My mother was diagnosed with cancer in 2000, and was undergoing chemotherapy since March. In late October the doctors announced that the cancer was not under control, and due to my mother’s deteriorating health, there was not much they can do at this point.
What I don’t understand is that these doctors, the best that Taiwan has to offer, decided not to tell my mother about her own condition – I get the idea that sometimes people get worse if they know of their own status… but my point is that if the doctors decide not to tell the patient, is it up to the family to inform their loved ones?. To this day I do not understand how they can decide to play GOD and not let my mother know, instead lying to her and telling her that she was on her way to recovery…
Due to my current visa status, I am not able to go back to Taiwan to visit her, so Dieter arranged a trip for me and her to meet halfway in Okinawa, Japan.
I was also in the process of setting up appointments with doctors in the United States to have a “second opinion” on my mother’s condition.
Since she was in good spirits, and there were no obvious symptoms that were bothering her, both my mother and I were looking forward to meeting for a brief relaxing visit, a break from the usual hospital life, so to speak.
At the time of the trip, I was already looking forward to seeing my mother in Okinawa, and also see her again soon in Minneapolis. I had no idea that this would be the last time I got to see her…

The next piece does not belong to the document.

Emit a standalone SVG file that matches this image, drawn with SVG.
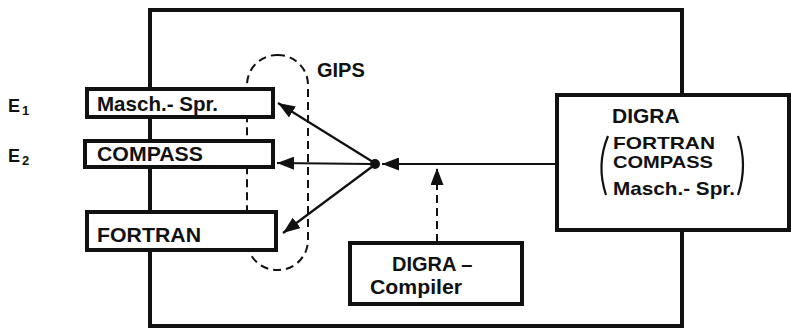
<svg xmlns="http://www.w3.org/2000/svg" width="791" height="332" viewBox="0 0 791 332">
<defs>
<style>
.box{fill:#fff;stroke:#111;stroke-width:4}
.frame{fill:none;stroke:#111;stroke-width:4}
.t{font-family:"Liberation Sans",Arial,sans-serif;font-weight:bold;fill:#111}
.ln{stroke:#111;stroke-width:2.2;fill:none}
.dash{stroke:#111;stroke-width:2;fill:none;stroke-dasharray:8 5}
</style>
<marker id="ah" viewBox="0 0 10 10" refX="10" refY="5" markerWidth="17" markerHeight="13" markerUnits="userSpaceOnUse" orient="auto" preserveAspectRatio="none">
<path d="M0,0 L10,5 L0,10 z" fill="#111"/>
</marker>
</defs>
<g id="system">
<path class="frame" d="M557,95 L682,95 L682,10 L150,10 L150,326 L682,326 L682,230"/>
</g>
<g id="gips">
<rect class="dash" x="247" y="55" width="61" height="215" rx="30" ry="30"/>
<text class="t" x="317" y="77" font-size="20">GIPS</text>
</g>
<g id="masch">
<rect class="box" x="87" y="89" width="186" height="28"/>
<text class="t" x="97" y="111" font-size="21" textLength="121" lengthAdjust="spacingAndGlyphs">Masch.- Spr.</text>
</g>
<g id="compass">
<rect class="box" x="85" y="141" width="188" height="26"/>
<text class="t" x="97" y="161" font-size="21" textLength="106" lengthAdjust="spacingAndGlyphs">COMPASS</text>
</g>
<g id="fortran">
<rect class="box" x="87" y="212" width="189" height="38"/>
<text class="t" x="97" y="242" font-size="21" textLength="104" lengthAdjust="spacingAndGlyphs">FORTRAN</text>
</g>
<g id="labels">
<text class="t" x="8" y="112" font-size="18">E<tspan font-size="13" dx="2" dy="3">1</tspan></text>
<text class="t" x="8" y="162" font-size="18">E<tspan font-size="13" dx="2" dy="3">2</tspan></text>
</g>
<g id="digra">
<rect class="box" x="557" y="95" width="232" height="135"/>
<text class="t" x="612" y="123" font-size="21">DIGRA</text>
<text class="t" x="613" y="149" font-size="17" textLength="102" lengthAdjust="spacingAndGlyphs">FORTRAN</text>
<text class="t" x="613" y="168" font-size="17" textLength="100" lengthAdjust="spacingAndGlyphs">COMPASS</text>
<text class="t" x="613" y="195" font-size="19" textLength="122" lengthAdjust="spacingAndGlyphs">Masch.- Spr.</text>
<path class="ln" d="M608,136 Q596,165 606,195"/>
<path class="ln" d="M738,136 Q748,165 738,195"/>
</g>
<g id="compiler">
<rect class="box" x="350" y="243" width="172" height="61"/>
<text class="t" x="392" y="271" font-size="20">DIGRA –</text>
<text class="t" x="370" y="294" font-size="20" textLength="92" lengthAdjust="spacingAndGlyphs">Compiler</text>
</g>
<g id="connectors">
<circle cx="375" cy="164" r="5" fill="#111"/>
<line class="ln" x1="557" y1="164" x2="382" y2="164" marker-end="url(#ah)"/>
<line class="ln" x1="373" y1="162" x2="278" y2="103" marker-end="url(#ah)"/>
<line class="ln" x1="371" y1="164" x2="277" y2="163" marker-end="url(#ah)"/>
<line class="ln" x1="373" y1="166" x2="283" y2="233" marker-end="url(#ah)"/>
<line class="dash" x1="437" y1="242" x2="437" y2="168" marker-end="url(#ah)"/>
</g>
</svg>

Mr. Lin had to leave this afternoon so Mr. Shimabukuro and I drove him to the airport. When I returned mom was not in the restaurant – she apparently was tired and decided to rest in the room. The rest of us took a quick trip to an old Chinese castle called Shurijo.
That evening we went to have a authentic Okinawan meal – turns out that it’s incredibly close to Taiwanese home-style cooking!
Mom and I spoke about Mr. Lin’s suggestion that she and I stay for another day alone in Okinawa… this is when I realized that although we are alike in terms of our stubbornness, we are also alike that we both do not like to create what we consider “problems.
We talked and agreed that mom will go back and complete her last session of chemo (ending at the beginning of December), then she should visit me a few weeks after, sometime before Christmas, and we can spend more time together, in Minneapolis.
That is Dieter, pushing mom on the wheelchair. Mom mentioned to me that this is one of the first times she felt treated like a queen, with everyone serving her, and she truly enjoyed this short weekend trip.
Mom at the airport, flying back to Taipei.